Mercer County District Attorney Found Guilty of 10 Charges
January 18, 2019
Mercer County District Attorney Miles Karson has been found guilty by a jury of 10 crimes, and not guilty of one. One of the charges he was found guilty of was obstruction.
Two charges that Carson faced were dismissed.
Karson had been accused of misusing his position as district attorney to change the outcome of traffic and criminal cases that involve a woman he was allegedly having an affair with.
Karson took the witness stand and insisted he was only trying to help the woman. He said he was not involved with her romantically and did not break the law.
At the trial, Tonya Bulboff was one of the main witnesses. She was questioned repeatedly about her relationship with the district attorney and about using the word "intimate" when she testified in front of a grand jury.
Allegedly, Karson tried to get charges dismissed against Bulboff many times. One of those times, she had been charged with forging checks. Other cases involved car crashes where Karson helped her avoid drunk driving charges by taking her away from the scene. According to a grand jury, Karson kept Bulboff from going to jail multiple times, using his power as District Attorney to do so.
Also described at the trial was an incident where Bulboff, in the street in her underwear, yelled profanities at or about Karson.
Though Bulboff denied having a romantic or sexual relationship with Miles Karson, the prosecution played a passionate 2017 call to Karson from the jail, where Bulboff said that she had not cheated with anybody. The prosecutors implied, based on those words, that she had a close relationship with the district attorney.
Bulboff blamed another man, named Jim Combine, for her actions, and described being responsible for repaying $30,000 that she had stolen from her employer, along with time spent in jail.

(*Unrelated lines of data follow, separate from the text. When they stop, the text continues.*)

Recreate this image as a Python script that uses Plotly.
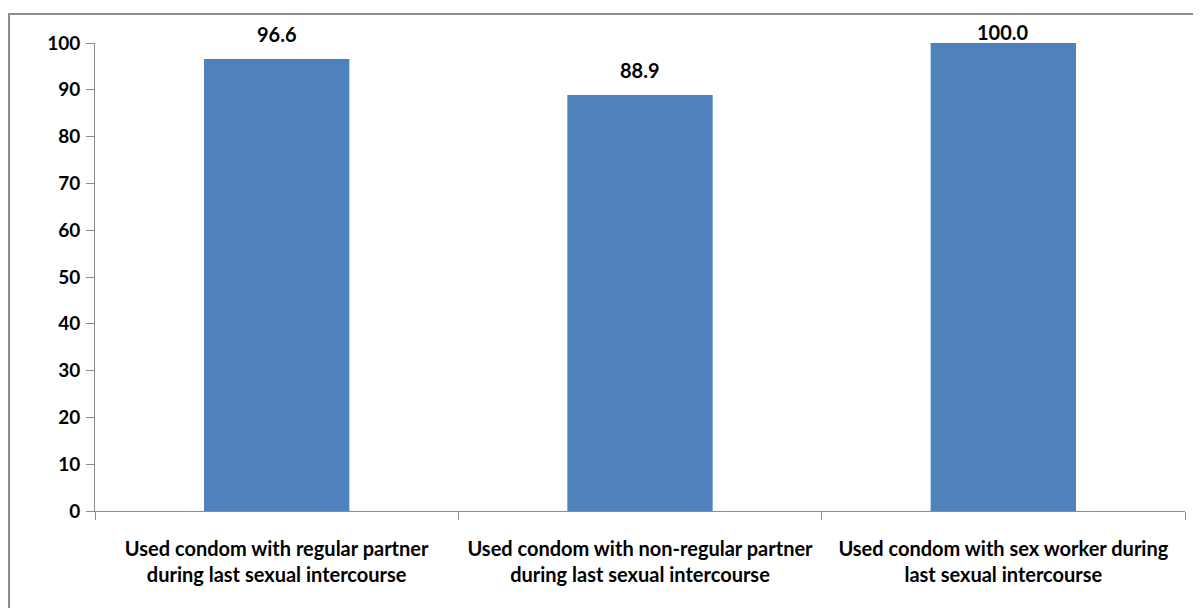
import plotly.graph_objects as go

categories = [
    "Used condom with regular partner<br>during last sexual intercourse",
    "Used condom with non-regular partner<br>during last sexual intercourse",
    "Used condom with sex worker during<br>last sexual intercourse",
]
values = [96.6, 88.9, 100.0]
y_ticks = [0, 10, 20, 30, 40, 50, 60, 70, 80, 90, 100]

BAR = "#4F81BD"
AXIS = "#8C8C8C"
FONT = "Lato"

fig = go.Figure()
fig.add_trace(go.Bar(
    x=categories, y=values, marker=dict(color=BAR, line=dict(width=0)),
    width=0.4, cliponaxis=False, showlegend=False,
))

for c, v in zip(categories, values):
    fig.add_annotation(
        x=c, y=v, text=f"{v:.1f}", showarrow=False, yanchor="bottom",
        yshift=(11 if v < 99 else -3),
        font=dict(family=FONT, size=20, color="black", weight="bold"),
    )

fig.update_layout(
    width=1201, height=608,
    margin=dict(l=87, r=24, t=35, b=105),
    paper_bgcolor="white", plot_bgcolor="white",
    xaxis=dict(
        type="category", showline=True, linecolor=AXIS, linewidth=1,
        ticks="outside", tickson="boundaries", ticklen=8, tickcolor=AXIS,
        showgrid=False, ticklabelstandoff=20,
        tickfont=dict(family=FONT, size=20, color="black", weight="bold"),
    ),
    yaxis=dict(
        range=[0, 100], tickvals=y_ticks, showline=True, linecolor=AXIS, linewidth=1,
        ticks="outside", ticklen=8, tickcolor=AXIS, showgrid=False, zeroline=False,
        ticklabelstandoff=2,
        tickfont=dict(family=FONT, size=19, color="black", weight="bold"),
    ),
    shapes=[dict(
        type="rect", xref="paper", yref="paper",
        x0=-0.0789, x1=1.03, y0=-0.25, y1=1.062,
        line=dict(color=AXIS, width=2), fillcolor="rgba(0,0,0,0)", layer="above",
    )],
)

fig.write_html("out.html")
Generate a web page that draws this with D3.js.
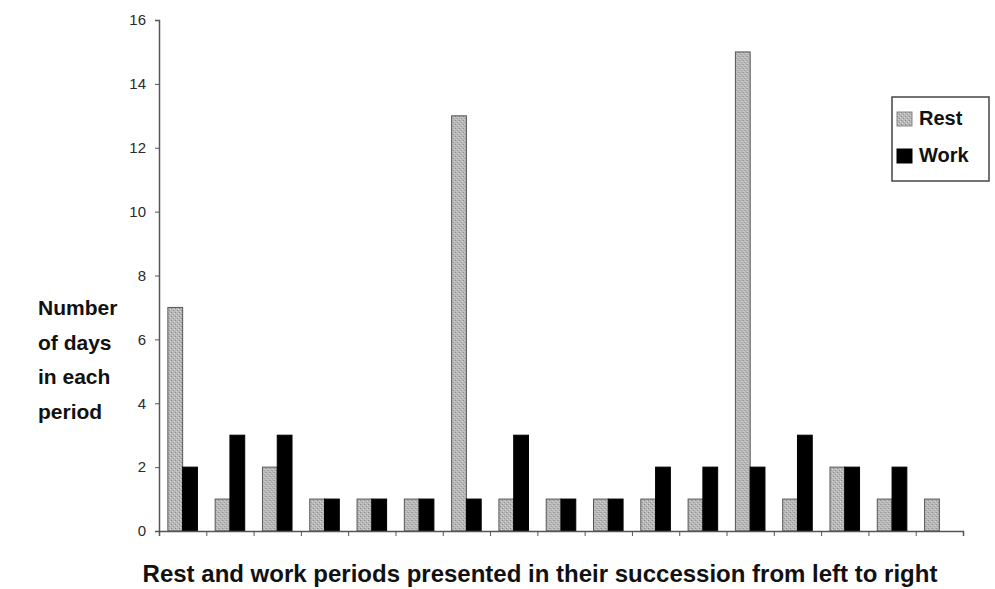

Bulboff stated that Combine told her they could make lies up about Karson and blackmail him.
Bulboff admitted that she was a recovering addict.
Bulboff's testimony was four hours long. She described her problems with drugs and the trouble that she got into because of them. She also said she repeatedly played the victim.
When he testified, Karson stated that he knew Bulboff’s parents, who are now deceased, and that she had gone to grade school with his sons. He described Bulboff as his “project,” saying he was going to fix her so she could help herself. Her father had asked Karson to help Bulboff get her bond lowered in regards to her theft charges. He talked her into turning herself in, called police to see if she could get no bond or a low bond, and then recused himself from the case. Despite his recusal, Karson admitted that he continued to get involved when she got into trouble.
Combine also testified in the trial.
Miles Karson was originally faced with 17 counts, to which he pled not guilty in December of 2017. All were misdemeanors, and 10 were for obstruction. He will receive his sentence at a later date.
Getting in the way of a criminal investigation is never a good idea, as Mr. Karson is now discovering. At a minimum, he’s facing some hefty fines. Given the number of convictions and his position as a government official, the judge might go harder on him and give him a short jail sentence.
If that happens – the jail sentence – Karson will be even unhappier, I would imagine. There will be people in there that he prosecuted, and they are not going to be happy to see him. Well, maybe they will be, but that happiness might be an ugly happy.
The State Attorney General, a man dedicated to eliminating corruption, has taken an avid interest in the case. My guess is, Mr. Karson will have even more consequences to face in the future … such as finding a new job.